Sharon Salzberg has been practicing and studying Buddhism for more than 30 years. A renowned spiritual leader and meditation instructor, she is the cofounder of the Insight Meditation Society and the Barre Center for Buddhist Studies. The message in her latest book, "Faith," offers insight to practitioners of any religious tradition.

What does faith mean to you?

Faith means several different things to me. It means having the courage to go forward into the unknown. I think we spend so much of our lives trying to pretend that we know what's going to happen next. In fact we don't. To recognize that we don't know even what will happen this afternoon and yet having the courage to move forward--that's one meaning of faith.

Another meaning of faith is an engaged and open-hearted participation in life; it's not standing on the sidelines. So for example we might think that realization, compassion, or any of the beautiful qualities that spiritual traditions talk about are for others but not for us. To step right into the center of that possibility to see how we might evolve, the goodness that we might manifest--that's faith.

The way I use the word "faith" is not in terms of a belief system. When I started talking about faith I got many varied reactions from my students including a great deal of dismay.

As you quote your students in the book, "We came to Buddhism to get away from all this shit"

Right! I think so many people tend to think of faith as blind adherence to a dogma or unquestioned surrender to an authority figure, and the result is losing self-respect and losing our own sense of what is true. And I don't think of faith in those terms at all. I think we all have tremendous resources of faith within, that we can have an empowered faith, an idea of faith that's fresh and vibrant, and our own. So I wanted to write the book in part to help reclaim the word.

The traditional meaning in Pali is "to offer your heart, to place your heart." It is actually a verb, it's an action that we take. So the action of faith is that of opening, of connecting, of participating, and of moving forward.

It's also faith in an interconnected universe. That we are not alone no matter how alone we might feel. That what happens to us, what we do is part of the larger fabric of life. So what we care about, the actions that we take are very important because they ripple out throughout these threads of connection.

Would you say that faith is more important than beliefs?

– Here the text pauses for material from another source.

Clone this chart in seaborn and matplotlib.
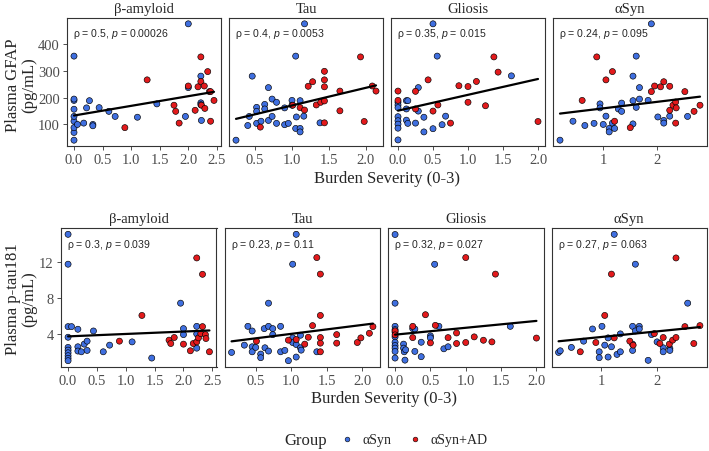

There's a distinction that can be drawn. My understanding of beliefs is that they come from outside of us, from another person, tradition, or heritage; and that beliefs often attempt to make a known of the unknown. It's crafting a sense of certainty.

Faith, on the other hand, isn't a definition of reality but an active, open state that enables us to be willing to explore life and to meet what comes to us. So with faith we can move forward into the unknown, which is the truth of things--without pulling back or without closing our hearts.

The example from Buddhist tradition is of looking at the sky through the straw. We each look at the sky through our particular straw and we think, "Wow, how big, that's really vast." And we get attached to our straw and we compare our straws to other people's: "Mine's wider, mine has a better design on it." We hold on very tightly to the straw--that's like holding onto a belief--it's just one angle on the truth. It takes a lot of courage and a lot of faith actually to let go of that straw and just look nakedly at the sky. Then we say, "Oh, that's really big!"

From the Buddhist point of view the distinction between faith and belief would lie in the injunction to test what we are told. This is what the Buddha is so famous for saying: Don't believe anything just because I've said it. Put it into practice and see for yourself if it's true. See for yourself if a belief--this way of holding the world, this vision, this idea--actually decreases grasping and delusion and hatred or see if it increases it.

Is this what you mean by "verifying faith"?

In the Buddhist tradition-- I think this idea of faith does cut across traditions and cultures and belief systems, but that's my language--we talk about 3 levels of faith. The first being 'bright faith' which is when we're intoxicated with a teacher or a new way of looking at life. Suddenly we feel uplifted; it's like falling in love--and we all go through that state, hopefully, where we have that kind of inspiration and opening happening.